Incentives to airlines will include €3 tax waiver

 

THE DUBLIN Airport Authority has put together a generous package of incentives for airlines in an attempt to increase traffic at Dublin, Cork and Shannon over the next three years.

The route incentive schemes will form part of the Government’s jobs initiative strategy, which will be announced today.

They are aimed at stimulating growth in the number of tourists visiting the country. It is understood that Minister for Transport Leo Varadkar will indicate his willingness to scrap the €3 air travel tax if airlines – in particular Aer Lingus and Ryanair – can deliver growth between now and 2013.

Under the terms of the scheme, Dublin, Cork and Shannon airports will waive passenger charges when the number of travellers through the airports exceeds the levels recorded in 2010.

In Dublin’s case, this figure will be 18.431 million. In Cork it will be 2.425 million while in Shannon it will be 1.755 million. When traffic exceeds these levels, airlines will be rebated retrospectively, based on their contribution to the overall growth at the airport.

The rebated money for this year will be paid to the airlines in 2012.

Setting the figure at 2010 levels is significant. The volcanic ash crisis in the first half of the year had a once-off impact on passenger numbers through Irish airports that will not be repeated this year.
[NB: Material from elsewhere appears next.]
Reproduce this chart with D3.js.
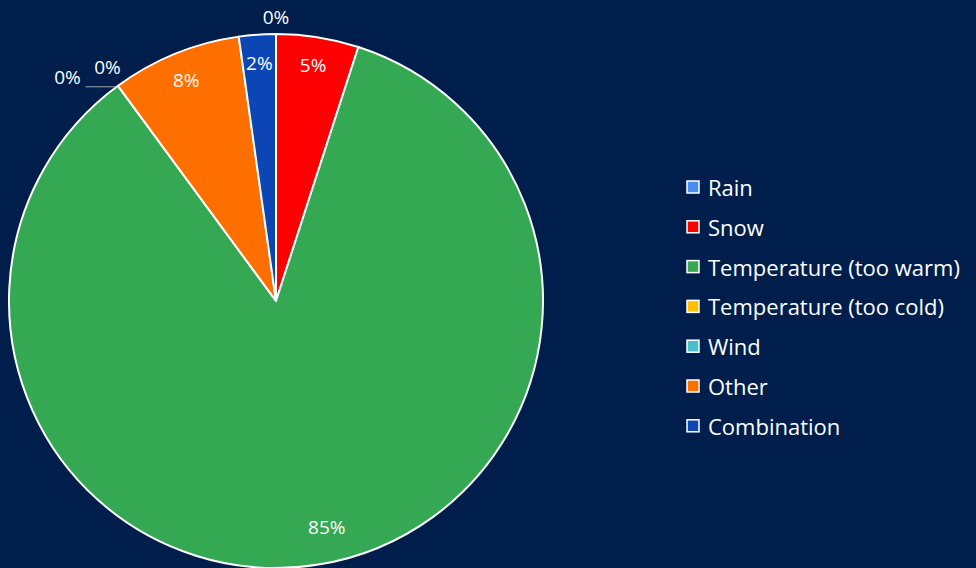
<!DOCTYPE html>
<html><head><meta charset="utf-8">
<script src="https://cdn.jsdelivr.net/npm/d3@7"></script>
<style>
html,body{margin:0;padding:0;background:#001e4b;}
svg{display:block;}
text{font-family:"Open Sans",Lato,sans-serif;}
</style></head>
<body>
<svg id="chart" width="976" height="568"></svg>
<script>
const categories = ["Rain","Snow","Temperature (too warm)","Temperature (too cold)","Wind","Other","Combination"];
const values = [0, 4.99, 84.93, 0, 0, 7.85, 2.23];
const colors = ["#4a8df2","#ff0000","#34a853","#ffc000","#47bfc7","#ff6f00","#0c46b5"];

const W = 976, H = 568;
const cx = 276, cy = 301, R = 267;
const svg = d3.select("#chart");
svg.append("rect").attr("width",W).attr("height",H).attr("fill","#001e4b");

const data = categories.map((c,i)=>({name:c, value:values[i], color:colors[i]}));
const total = d3.sum(values);
const pie = d3.pie().value(d=>d.value).sort(null);
const arcs = pie(data);
const arc = d3.arc().innerRadius(0).outerRadius(R);

const g = svg.append("g").attr("transform",`translate(${cx},${cy})`);
g.selectAll("path.slice").data(arcs.filter(a=>a.data.value>0)).join("path")
  .attr("class","slice")
  .attr("d",arc)
  .attr("fill",d=>d.data.color)
  .attr("stroke","#ffffff").attr("stroke-width",2).attr("stroke-linejoin","round");

// labels
const fmt = v => Math.round(v/total*100) + "%";
const outR = 283;
let lastZeroAngle = null;
arcs.forEach(a=>{
  const label = fmt(a.data.value);
  if (a.data.value > 0) {
    let ang = (a.startAngle + a.endAngle)/2;
    let r = 238;
    if (a.endAngle - a.startAngle > Math.PI) { ang -= 0.06; r = 233; }
    g.append("text")
      .attr("x", Math.sin(ang)*r).attr("y", -Math.cos(ang)*r - 1)
      .attr("text-anchor","middle").attr("dominant-baseline","central")
      .attr("fill","#ffffff").attr("font-size",19).text(label);
  } else {
    const ang = a.startAngle;
    let x = Math.sin(ang)*outR, y = -Math.cos(ang)*outR;
    if (lastZeroAngle !== null && Math.abs(lastZeroAngle-ang) < 0.05) {
      const ex = Math.sin(ang)*R, ey = -Math.cos(ang)*R;
      x = x - 41; y = y + 4;
      g.append("line").attr("x1", x+18).attr("y1", ey+1).attr("x2", ex-2).attr("y2", ey+1)
        .attr("stroke","#a6a6a6").attr("stroke-width",1);
    } else if (ang > Math.PI) {
      x = x - 1; y = y - 6;
    } else {
      y = y - 1;
    }
    lastZeroAngle = ang;
    g.append("text")
      .attr("x", x).attr("y", y)
      .attr("text-anchor","middle").attr("dominant-baseline","central")
      .attr("fill","#ffffff").attr("font-size",19).text(label);
  }
});

// legend
const lx = 686, ly0 = 187, step = 39.8;
const leg = svg.append("g");
data.forEach((d,i)=>{
  const y = ly0 + i*step;
  leg.append("rect").attr("x",lx+1).attr("y",y-6).attr("width",12).attr("height",12)
    .attr("fill",d.color).attr("stroke","#ffffff").attr("stroke-width",1.5);
  leg.append("text").attr("x",lx+22).attr("y",y).attr("dominant-baseline","central")
    .attr("fill","#ffffff").attr("font-size",22).text(d.name);
});
</script>
</body></html>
This makes it highly possible that there will be growth at the three airports this year in spite of the recession.

It is not clear how much in revenue the authority will forgo.

The airport has committed to waiving the passenger charge of €11.50 in Dublin. So, if the airlines were to generate an additional 500,000 departing passengers this year in Dublin, the airport authority would be waiving €5.75 million in revenue.

The incentives at Cork and Shannon are even more attractive.

At Cork and Shannon, airlines will receive a rebate of €7.15 per person in passenger charges and €5.50 a head in security charges.

This move follows weeks of negotiations between the authority and the Department of Transport, which, in turn, has held talks with several airlines.

It is understood that Mr Varadkar has received positive signals from the airlines in relation to the new schemes.

Aer Lingus last week said it would seek to renegotiate its airport charges here in a bid to cut costs, while Ryanair has consistently stated it would not increase its Irish traffic until airport charges were cut and the travel tax was axed.